▸ Source excerpt:
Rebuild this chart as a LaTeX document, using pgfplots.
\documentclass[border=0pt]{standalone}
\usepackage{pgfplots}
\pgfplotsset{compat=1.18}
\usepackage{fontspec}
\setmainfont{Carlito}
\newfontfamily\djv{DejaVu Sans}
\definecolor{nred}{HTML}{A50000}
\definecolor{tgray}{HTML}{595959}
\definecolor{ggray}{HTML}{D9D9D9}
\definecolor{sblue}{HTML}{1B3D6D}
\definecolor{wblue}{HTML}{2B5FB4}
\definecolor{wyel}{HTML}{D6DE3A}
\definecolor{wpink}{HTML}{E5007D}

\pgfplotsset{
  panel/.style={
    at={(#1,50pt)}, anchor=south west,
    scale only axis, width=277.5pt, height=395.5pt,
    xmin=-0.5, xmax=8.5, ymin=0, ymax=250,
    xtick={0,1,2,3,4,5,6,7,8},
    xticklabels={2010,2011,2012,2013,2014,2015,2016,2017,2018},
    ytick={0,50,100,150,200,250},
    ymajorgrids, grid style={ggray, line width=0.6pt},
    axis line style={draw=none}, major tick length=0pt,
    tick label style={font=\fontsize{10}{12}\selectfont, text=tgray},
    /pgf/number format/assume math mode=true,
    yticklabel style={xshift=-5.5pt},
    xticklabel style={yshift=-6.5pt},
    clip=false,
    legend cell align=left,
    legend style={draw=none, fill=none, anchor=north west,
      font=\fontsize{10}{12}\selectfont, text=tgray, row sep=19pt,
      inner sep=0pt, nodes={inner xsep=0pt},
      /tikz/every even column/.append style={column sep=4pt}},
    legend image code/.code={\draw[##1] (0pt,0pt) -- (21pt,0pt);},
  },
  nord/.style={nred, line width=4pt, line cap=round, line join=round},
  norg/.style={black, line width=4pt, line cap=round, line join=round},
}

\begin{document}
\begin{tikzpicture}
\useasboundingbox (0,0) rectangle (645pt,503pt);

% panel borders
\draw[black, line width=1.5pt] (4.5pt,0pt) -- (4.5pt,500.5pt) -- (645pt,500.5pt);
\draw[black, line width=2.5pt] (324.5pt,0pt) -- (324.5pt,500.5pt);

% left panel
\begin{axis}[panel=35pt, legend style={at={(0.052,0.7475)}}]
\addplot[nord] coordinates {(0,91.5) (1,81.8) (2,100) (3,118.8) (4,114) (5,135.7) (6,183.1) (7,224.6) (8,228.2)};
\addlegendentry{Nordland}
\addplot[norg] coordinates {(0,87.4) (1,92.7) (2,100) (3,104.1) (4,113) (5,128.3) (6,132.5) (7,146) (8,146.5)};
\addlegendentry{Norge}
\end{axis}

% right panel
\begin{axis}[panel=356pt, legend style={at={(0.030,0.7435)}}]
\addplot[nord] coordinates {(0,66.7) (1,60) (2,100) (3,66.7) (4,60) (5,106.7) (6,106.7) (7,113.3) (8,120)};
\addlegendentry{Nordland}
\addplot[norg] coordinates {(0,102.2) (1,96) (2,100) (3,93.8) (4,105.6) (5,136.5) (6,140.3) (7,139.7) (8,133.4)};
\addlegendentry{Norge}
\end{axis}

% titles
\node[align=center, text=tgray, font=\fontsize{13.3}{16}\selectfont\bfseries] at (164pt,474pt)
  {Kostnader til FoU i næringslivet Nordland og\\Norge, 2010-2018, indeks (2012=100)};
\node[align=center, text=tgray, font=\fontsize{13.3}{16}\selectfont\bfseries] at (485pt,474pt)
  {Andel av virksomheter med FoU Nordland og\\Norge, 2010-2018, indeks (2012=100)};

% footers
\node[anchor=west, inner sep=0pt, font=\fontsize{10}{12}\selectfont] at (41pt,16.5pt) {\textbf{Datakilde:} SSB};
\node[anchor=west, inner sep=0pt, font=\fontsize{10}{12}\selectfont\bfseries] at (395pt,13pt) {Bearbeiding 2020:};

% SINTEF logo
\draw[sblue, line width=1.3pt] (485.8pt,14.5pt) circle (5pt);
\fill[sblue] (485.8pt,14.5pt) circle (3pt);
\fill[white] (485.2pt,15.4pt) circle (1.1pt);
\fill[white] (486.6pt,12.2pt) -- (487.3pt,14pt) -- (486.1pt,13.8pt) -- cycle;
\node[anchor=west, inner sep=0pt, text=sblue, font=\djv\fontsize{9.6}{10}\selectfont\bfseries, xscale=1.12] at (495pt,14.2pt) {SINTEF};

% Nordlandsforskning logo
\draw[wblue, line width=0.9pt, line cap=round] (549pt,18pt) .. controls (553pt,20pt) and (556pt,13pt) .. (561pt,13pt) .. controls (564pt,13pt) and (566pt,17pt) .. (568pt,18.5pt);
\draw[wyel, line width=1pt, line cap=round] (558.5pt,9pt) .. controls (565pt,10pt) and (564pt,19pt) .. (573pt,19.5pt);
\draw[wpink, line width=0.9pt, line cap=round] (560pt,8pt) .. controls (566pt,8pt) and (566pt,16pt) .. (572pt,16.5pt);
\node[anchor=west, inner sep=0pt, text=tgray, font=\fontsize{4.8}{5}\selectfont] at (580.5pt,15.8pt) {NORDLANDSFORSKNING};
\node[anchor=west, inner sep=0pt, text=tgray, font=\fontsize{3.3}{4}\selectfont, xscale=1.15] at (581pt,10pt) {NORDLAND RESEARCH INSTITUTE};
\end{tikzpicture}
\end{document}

▸ What to do: Print the listing above in its entirety, with every line exact.

▸ Right answer:
Rebuild this chart as a LaTeX document, using pgfplots.
\documentclass[border=0pt]{standalone}
\usepackage{pgfplots}
\pgfplotsset{compat=1.18}
\usepackage{fontspec}
\setmainfont{Carlito}
\newfontfamily\djv{DejaVu Sans}
\definecolor{nred}{HTML}{A50000}
\definecolor{tgray}{HTML}{595959}
\definecolor{ggray}{HTML}{D9D9D9}
\definecolor{sblue}{HTML}{1B3D6D}
\definecolor{wblue}{HTML}{2B5FB4}
\definecolor{wyel}{HTML}{D6DE3A}
\definecolor{wpink}{HTML}{E5007D}

\pgfplotsset{
  panel/.style={
    at={(#1,50pt)}, anchor=south west,
    scale only axis, width=277.5pt, height=395.5pt,
    xmin=-0.5, xmax=8.5, ymin=0, ymax=250,
    xtick={0,1,2,3,4,5,6,7,8},
    xticklabels={2010,2011,2012,2013,2014,2015,2016,2017,2018},
    ytick={0,50,100,150,200,250},
    ymajorgrids, grid style={ggray, line width=0.6pt},
    axis line style={draw=none}, major tick length=0pt,
    tick label style={font=\fontsize{10}{12}\selectfont, text=tgray},
    /pgf/number format/assume math mode=true,
    yticklabel style={xshift=-5.5pt},
    xticklabel style={yshift=-6.5pt},
    clip=false,
    legend cell align=left,
    legend style={draw=none, fill=none, anchor=north west,
      font=\fontsize{10}{12}\selectfont, text=tgray, row sep=19pt,
      inner sep=0pt, nodes={inner xsep=0pt},
      /tikz/every even column/.append style={column sep=4pt}},
    legend image code/.code={\draw[##1] (0pt,0pt) -- (21pt,0pt);},
  },
  nord/.style={nred, line width=4pt, line cap=round, line join=round},
  norg/.style={black, line width=4pt, line cap=round, line join=round},
}

\begin{document}
\begin{tikzpicture}
\useasboundingbox (0,0) rectangle (645pt,503pt);

% panel borders
\draw[black, line width=1.5pt] (4.5pt,0pt) -- (4.5pt,500.5pt) -- (645pt,500.5pt);
\draw[black, line width=2.5pt] (324.5pt,0pt) -- (324.5pt,500.5pt);

% left panel
\begin{axis}[panel=35pt, legend style={at={(0.052,0.7475)}}]
\addplot[nord] coordinates {(0,91.5) (1,81.8) (2,100) (3,118.8) (4,114) (5,135.7) (6,183.1) (7,224.6) (8,228.2)};
\addlegendentry{Nordland}
\addplot[norg] coordinates {(0,87.4) (1,92.7) (2,100) (3,104.1) (4,113) (5,128.3) (6,132.5) (7,146) (8,146.5)};
\addlegendentry{Norge}
\end{axis}

% right panel
\begin{axis}[panel=356pt, legend style={at={(0.030,0.7435)}}]
\addplot[nord] coordinates {(0,66.7) (1,60) (2,100) (3,66.7) (4,60) (5,106.7) (6,106.7) (7,113.3) (8,120)};
\addlegendentry{Nordland}
\addplot[norg] coordinates {(0,102.2) (1,96) (2,100) (3,93.8) (4,105.6) (5,136.5) (6,140.3) (7,139.7) (8,133.4)};
\addlegendentry{Norge}
\end{axis}

% titles
\node[align=center, text=tgray, font=\fontsize{13.3}{16}\selectfont\bfseries] at (164pt,474pt)
  {Kostnader til FoU i næringslivet Nordland og\\Norge, 2010-2018, indeks (2012=100)};
\node[align=center, text=tgray, font=\fontsize{13.3}{16}\selectfont\bfseries] at (485pt,474pt)
  {Andel av virksomheter med FoU Nordland og\\Norge, 2010-2018, indeks (2012=100)};

% footers
\node[anchor=west, inner sep=0pt, font=\fontsize{10}{12}\selectfont] at (41pt,16.5pt) {\textbf{Datakilde:} SSB};
\node[anchor=west, inner sep=0pt, font=\fontsize{10}{12}\selectfont\bfseries] at (395pt,13pt) {Bearbeiding 2020:};

% SINTEF logo
\draw[sblue, line width=1.3pt] (485.8pt,14.5pt) circle (5pt);
\fill[sblue] (485.8pt,14.5pt) circle (3pt);
\fill[white] (485.2pt,15.4pt) circle (1.1pt);
\fill[white] (486.6pt,12.2pt) -- (487.3pt,14pt) -- (486.1pt,13.8pt) -- cycle;
\node[anchor=west, inner sep=0pt, text=sblue, font=\djv\fontsize{9.6}{10}\selectfont\bfseries, xscale=1.12] at (495pt,14.2pt) {SINTEF};

% Nordlandsforskning logo
\draw[wblue, line width=0.9pt, line cap=round] (549pt,18pt) .. controls (553pt,20pt) and (556pt,13pt) .. (561pt,13pt) .. controls (564pt,13pt) and (566pt,17pt) .. (568pt,18.5pt);
\draw[wyel, line width=1pt, line cap=round] (558.5pt,9pt) .. controls (565pt,10pt) and (564pt,19pt) .. (573pt,19.5pt);
\draw[wpink, line width=0.9pt, line cap=round] (560pt,8pt) .. controls (566pt,8pt) and (566pt,16pt) .. (572pt,16.5pt);
\node[anchor=west, inner sep=0pt, text=tgray, font=\fontsize{4.8}{5}\selectfont] at (580.5pt,15.8pt) {NORDLANDSFORSKNING};
\node[anchor=west, inner sep=0pt, text=tgray, font=\fontsize{3.3}{4}\selectfont, xscale=1.15] at (581pt,10pt) {NORDLAND RESEARCH INSTITUTE};
\end{tikzpicture}
\end{document}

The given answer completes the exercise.